New cancer drugs may not work the way scientists thought

Elena Riboldi

Many cancer drugs undergoing clinical trials kill malignant cells by acting on targets different from the one they were intended to hit. This surprising finding warns against poor preclinical characterization of targets and potential drugs that may result in the failure of clinical development.

The study that revealed that off-target toxicity is the mechanism of action of several drug candidates was recently published on Science Translational Medicine by a group of researchers at the Cold Spring Harbor Laboratory in Long Island, USA.

While evaluating cancer drug targets, a group directed by Jason Sheltzer found out that CRISPR-mediated elimination of maternal embryonic leucine zipper kinase (MELK), a protein previously reported to be essential for cancer cell proliferation, did not result in loss of cancer cell fitness.
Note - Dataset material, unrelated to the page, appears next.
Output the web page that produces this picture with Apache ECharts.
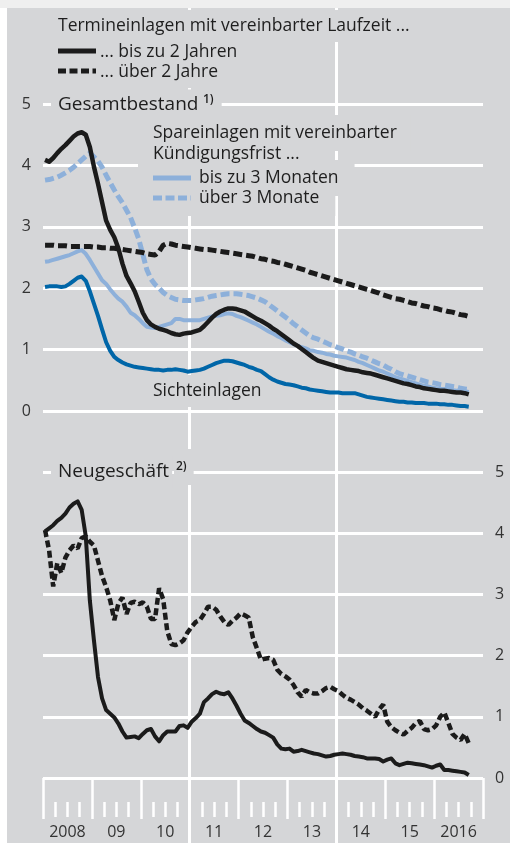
<!DOCTYPE html>
<html><head><meta charset="utf-8">
<script src="https://cdn.jsdelivr.net/npm/echarts@6/dist/echarts.min.js"></script>
<style>
html,body{margin:0;padding:0;background:#fff;}
#strip{position:absolute;left:0;top:0;width:510px;height:8px;background:#efefef;}
#bg{position:absolute;left:7px;top:8px;width:503px;height:835px;background:#d5d6d8;}
#chart{position:absolute;left:0;top:0;width:510px;height:843px;}
</style></head><body>
<div id="strip"></div><div id="bg"></div><div id="chart"></div>
<script>
// Monthly values, Jan 2008 .. Sep 2016 (105 months), % p.a.
// Gesamtbestand (outstanding amounts)
const gesTermBis2 = [4.09,4.06,4.12,4.20,4.27,4.33,4.40,4.47,4.52,4.54,
 4.50,4.30,3.98,3.70,3.40,3.10,2.95,2.83,2.65,2.40,
 2.20,2.08,1.95,1.78,1.60,1.48,1.41,1.37,1.34,1.32,
 1.30,1.27,1.25,1.24,1.26,1.27,1.28,1.30,1.32,1.38,
 1.45,1.52,1.58,1.62,1.65,1.67,1.67,1.66,1.64,1.62,
 1.58,1.54,1.50,1.47,1.43,1.39,1.34,1.30,1.25,1.20,
 1.15,1.10,1.06,1.01,0.96,0.91,0.86,0.82,0.80,0.78,
 0.76,0.74,0.72,0.70,0.68,0.67,0.66,0.65,0.63,0.62,
 0.61,0.59,0.57,0.55,0.53,0.51,0.49,0.47,0.45,0.44,
 0.42,0.40,0.39,0.37,0.36,0.35,0.34,0.33,0.33,0.32,
 0.31,0.30,0.30,0.29,0.27];
const gesTermUeber2 = [2.70,2.70,2.70,2.69,2.69,2.69,2.68,2.68,2.68,2.68,
 2.68,2.68,2.67,2.67,2.66,2.66,2.65,2.65,2.64,2.63,
 2.62,2.61,2.60,2.59,2.58,2.56,2.55,2.54,2.60,2.70,
 2.73,2.72,2.70,2.69,2.68,2.67,2.66,2.65,2.64,2.63,
 2.63,2.62,2.61,2.60,2.59,2.58,2.57,2.56,2.55,2.54,
 2.53,2.52,2.50,2.48,2.47,2.45,2.44,2.42,2.41,2.39,
 2.37,2.35,2.33,2.31,2.29,2.26,2.24,2.22,2.20,2.18,
 2.16,2.14,2.12,2.10,2.08,2.06,2.04,2.02,2.00,1.98,
 1.96,1.94,1.92,1.89,1.87,1.85,1.83,1.82,1.80,1.78,
 1.76,1.75,1.73,1.71,1.70,1.68,1.67,1.65,1.64,1.62,
 1.61,1.59,1.57,1.56,1.54];
const gesSparBis3M = [2.43,2.44,2.46,2.48,2.50,2.52,2.54,2.57,2.60,2.62,
 2.56,2.46,2.35,2.24,2.13,2.07,1.98,1.90,1.83,1.78,
 1.70,1.60,1.56,1.50,1.43,1.37,1.36,1.35,1.37,1.39,
 1.41,1.43,1.50,1.50,1.48,1.48,1.48,1.48,1.48,1.50,
 1.52,1.54,1.55,1.56,1.58,1.59,1.58,1.55,1.53,1.50,
 1.47,1.44,1.41,1.37,1.33,1.29,1.26,1.22,1.19,1.15,
 1.12,1.09,1.06,1.04,1.02,0.99,0.98,0.96,0.95,0.93,
 0.92,0.90,0.89,0.88,0.87,0.85,0.83,0.80,0.78,0.75,
 0.72,0.69,0.66,0.64,0.61,0.58,0.55,0.53,0.51,0.49,
 0.47,0.45,0.43,0.41,0.40,0.38,0.37,0.36,0.36,0.35,
 0.34,0.33,0.33,0.32,0.31];
const gesSparUeber3M = [3.76,3.77,3.79,3.81,3.84,3.88,3.92,3.97,4.03,4.09,
 4.15,4.20,4.14,4.07,3.97,3.84,3.72,3.60,3.49,3.39,
 3.27,3.15,2.98,2.80,2.55,2.30,2.15,2.06,2.00,1.93,
 1.88,1.85,1.82,1.81,1.80,1.80,1.80,1.81,1.82,1.83,
 1.85,1.87,1.88,1.89,1.90,1.91,1.91,1.91,1.90,1.89,
 1.88,1.86,1.84,1.81,1.78,1.73,1.68,1.63,1.58,1.53,
 1.48,1.42,1.37,1.32,1.27,1.22,1.19,1.17,1.14,1.11,
 1.08,1.06,1.03,1.01,0.98,0.96,0.93,0.91,0.88,0.86,
 0.83,0.80,0.77,0.75,0.71,0.68,0.64,0.61,0.59,0.57,
 0.55,0.53,0.51,0.49,0.47,0.46,0.45,0.43,0.42,0.41,
 0.40,0.39,0.37,0.36,0.35];
const gesSicht = [2.02,2.03,2.03,2.03,2.02,2.03,2.07,2.12,2.17,2.19,
 2.12,1.95,1.75,1.55,1.33,1.12,0.98,0.88,0.83,0.79,
 0.76,0.74,0.72,0.71,0.70,0.69,0.68,0.67,0.67,0.66,
 0.67,0.67,0.68,0.67,0.66,0.64,0.65,0.66,0.67,0.69,
 0.72,0.75,0.78,0.80,0.82,0.82,0.81,0.79,0.77,0.75,
 0.72,0.70,0.67,0.65,0.60,0.55,0.51,0.48,0.46,0.44,
 0.43,0.42,0.40,0.38,0.37,0.35,0.34,0.33,0.32,0.31,
 0.30,0.30,0.30,0.29,0.29,0.29,0.29,0.27,0.25,0.23,
 0.22,0.21,0.20,0.19,0.18,0.17,0.16,0.15,0.15,0.14,
 0.14,0.13,0.13,0.13,0.12,0.12,0.12,0.11,0.11,0.10,
 0.10,0.09,0.08,0.08,0.07];
// Neugeschäft (new business)
const neuTermBis2 = [4.03,4.08,4.13,4.20,4.25,4.32,4.42,4.48,4.52,4.38,
 3.95,2.90,2.25,1.65,1.30,1.11,1.05,0.99,0.89,0.76,
 0.66,0.67,0.68,0.65,0.72,0.78,0.80,0.68,0.60,0.70,
 0.76,0.76,0.76,0.85,0.86,0.82,0.92,0.98,1.05,1.24,
 1.30,1.37,1.41,1.38,1.37,1.40,1.30,1.18,1.05,0.94,
 0.90,0.85,0.80,0.76,0.74,0.70,0.66,0.55,0.48,0.47,
 0.48,0.43,0.44,0.46,0.44,0.42,0.40,0.39,0.37,0.35,
 0.36,0.38,0.39,0.40,0.39,0.38,0.36,0.35,0.34,0.32,
 0.32,0.32,0.31,0.27,0.30,0.32,0.24,0.21,0.23,0.25,
 0.24,0.23,0.22,0.21,0.19,0.17,0.20,0.22,0.13,0.13,
 0.12,0.11,0.10,0.09,0.05];
const neuTermUeber2 = [4.05,3.72,3.13,3.51,3.35,3.60,3.72,3.80,3.75,3.92,
 3.95,3.86,3.80,3.55,3.30,3.12,2.90,2.58,2.85,2.95,
 2.68,2.86,2.88,2.84,2.87,2.80,2.60,2.60,3.10,2.92,
 2.40,2.19,2.17,2.20,2.25,2.38,2.47,2.55,2.58,2.68,
 2.80,2.80,2.75,2.64,2.55,2.50,2.57,2.62,2.69,2.66,
 2.62,2.30,2.12,1.93,1.95,1.96,1.93,1.77,1.70,1.66,
 1.61,1.52,1.40,1.33,1.44,1.40,1.38,1.38,1.42,1.47,
 1.49,1.45,1.42,1.36,1.31,1.28,1.24,1.20,1.14,1.10,
 1.05,1.00,1.12,1.20,0.92,0.83,0.78,0.74,0.71,0.77,
 0.82,0.90,0.93,0.80,0.78,0.80,0.86,1.00,1.07,0.90,
 0.72,0.66,0.62,0.72,0.57];
const yearLabels = ['2008','09','10','11','12','13','14','15','2016'];
const yTicks = [0,1,2,3,4,5];

const FONT = '"Open Sans", sans-serif';
const TXT = '#1e1e1e';
const GREY = '#d5d6d8';
const BLACK = '#1b1b1b';
const LBLUE = '#8db0da';
const DBLUE = '#0066a8';

function pts(arr){ return arr.map((v,i)=>[i+0.5, v]); }
const labelPos = yearLabels.map((s,k)=>k*12+6);

// each label: a grey knock-out box (below) + the text itself (above)
function knock(text, x, y, size, pad, weight){
  const base = {text:text, fontFamily:FONT, fontSize:size, fontWeight:weight||'normal',
    align:'left', verticalAlign:'middle', padding:pad};
  return [
    {type:'text', x:x, y:y, z:1, silent:true, style:Object.assign({fill:'rgba(0,0,0,0)', backgroundColor:GREY}, base)},
    {type:'text', x:x, y:y, z:3, silent:true, style:Object.assign({fill:TXT}, base)}
  ];
}
function sample(x1,x2,y,color,width,dash){
  return {type:'line', z:5, silent:true, shape:{x1:x1,y1:y,x2:x2,y2:y},
    style:{stroke:color, lineWidth:width, lineDash:dash||null}};
}
const LS = 17.5;
const texts = [].concat(
  knock('Termineinlagen mit vereinbarter Laufzeit ...', 50, 26, LS, [7,10,7,8]),
  knock('... bis zu 2 Jahren', 92, 52, LS, [7,10,7,8]),
  knock('... über 2 Jahre', 92, 72, LS, [7,10,7,8]),
  knock('Gesamtbestand', 51, 105, 19, [6,3,6,7]),
  knock('1)', 201, 100, 12, [4,8,4,2], 600),
  knock('Spareinlagen mit vereinbarter', 138, 133, LS, [9,14,9,15]),
  knock('Kündigungsfrist ...', 138, 154, LS, [9,14,9,15]),
  knock('bis zu 3 Monaten', 183, 178, LS, [9,16,9,16]),
  knock('über 3 Monate', 183, 198, LS, [9,16,9,16]),
  knock('Sichteinlagen', 145, 391, LS, [7,10,7,8]),
  knock('Neugeschäft', 51, 472, 19, [6,3,6,7]),
  knock('2)', 174, 467, 12, [12,7,12,2], 600),
  [sample(58, 96, 51, BLACK, 5),
   sample(58, 96, 71, BLACK, 5, [8,3.5]),
   sample(153, 191, 178, LBLUE, 5),
   sample(153, 191, 198, LBLUE, 5, [9,3.5])]
);

const chart = echarts.init(document.getElementById('chart'), null, {renderer:'canvas'});
const axisLab = {color:'#333', fontSize:16, fontFamily:FONT};
chart.setOption({
  animation:false,
  backgroundColor:'transparent',
  textStyle:{fontFamily:FONT},
  grid:[
    {left:43, right:27, top:104, height:307},
    {left:43, right:27, top:472, height:306},
    {left:43, right:27, top:8, height:835}
  ],
  xAxis:[
    {gridIndex:0, type:'value', min:0, max:108, show:false},
    {gridIndex:1, type:'value', min:0, max:108, interval:12, position:'bottom', offset:24,
      axisLine:{show:false}, axisTick:{show:true, length:41, lineStyle:{color:'#fff', width:2.5}},
      axisLabel:{show:false}, splitLine:{show:false}},
    {gridIndex:1, type:'value', min:0, max:108, interval:3, position:'bottom', offset:24,
      axisLine:{show:false}, axisTick:{show:true, length:15, lineStyle:{color:'#fff', width:2.5}},
      axisLabel:Object.assign({show:true, customValues:labelPos, margin:22,
        formatter:(v)=>yearLabels[Math.round((v-6)/12)] || ''}, axisLab),
      splitLine:{show:false}},
    {gridIndex:2, type:'value', min:0, max:108, interval:36,
      axisLine:{show:false}, axisTick:{show:false}, axisLabel:{show:false},
      splitLine:{show:true, showMinLine:false, showMaxLine:false, lineStyle:{color:'#fff', width:3}}}
  ],
  yAxis:[
    {gridIndex:0, type:'value', min:0, max:5, interval:1, position:'left',
      axisLine:{show:false}, axisTick:{show:false},
      axisLabel:Object.assign({margin:12}, axisLab),
      splitLine:{lineStyle:{color:'#fff', width:3}}},
    {gridIndex:1, type:'value', min:0, max:5, interval:1, position:'right',
      axisLine:{show:false}, axisTick:{show:false},
      axisLabel:Object.assign({margin:12}, axisLab),
      splitLine:{lineStyle:{color:'#fff', width:3}}},
    {gridIndex:2, type:'value', min:0, max:1, show:false}
  ],
  graphic:{elements:texts},
  series:[
    {type:'line', xAxisIndex:0, yAxisIndex:0, data:pts(gesSparBis3M), symbol:'none', silent:true,
      lineStyle:{color:LBLUE, width:4, join:'round'}},
    {type:'line', xAxisIndex:0, yAxisIndex:0, data:pts(gesSparUeber3M), symbol:'none', silent:true,
      lineStyle:{color:LBLUE, width:5, type:[9,4]}},
    {type:'line', xAxisIndex:0, yAxisIndex:0, data:pts(gesSicht), symbol:'none', silent:true,
      lineStyle:{color:DBLUE, width:4, join:'round'}},
    {type:'line', xAxisIndex:0, yAxisIndex:0, data:pts(gesTermUeber2), symbol:'none', silent:true,
      lineStyle:{color:BLACK, width:5, type:[9,4]}},
    {type:'line', xAxisIndex:0, yAxisIndex:0, data:pts(gesTermBis2), symbol:'none', silent:true,
      lineStyle:{color:BLACK, width:4.5, join:'round'}},
    {type:'line', xAxisIndex:1, yAxisIndex:1, data:pts(neuTermUeber2), symbol:'none', silent:true,
      lineStyle:{color:BLACK, width:4.5, type:[7,3.5]}},
    {type:'line', xAxisIndex:1, yAxisIndex:1, data:pts(neuTermBis2), symbol:'none', silent:true,
      lineStyle:{color:BLACK, width:4, join:'round'}}
  ]
});
</script></body></html>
Notably, a small-molecule MELK inhibitor (OTS167) that already reached phase II investigation was able to kill MELK-knockout cancer cells. “These findings suggested that a drug tested in human cancer patients had been designed to target a nonessential cellular protein and that its putative inhibitor killed cells by interacting with proteins other than its reported target” Sheltzer said.

In order to verify how common this could be in drug development, the group decided to analyse other drug targets and cancer drugs that had entered clinical trials or were in late-stage preclinical development. They investigated five proteins reported to represent cancer dependencies and 10 different anticancer agents. Results indicated that the proteins were nonessential for cancer cell proliferation and that efficacy of each tested drug was unaffected by the loss of its putative target.

“Our results underscore the power of genetic approaches to improve the preclinical characterization of cancer drugs and drug targets” commented the authors. “We suggest that the adoption of stringent genetic characterization assays in the preclinical setting will decrease the number of drugs used in human cancer patients that fail to provide any clinical benefit”.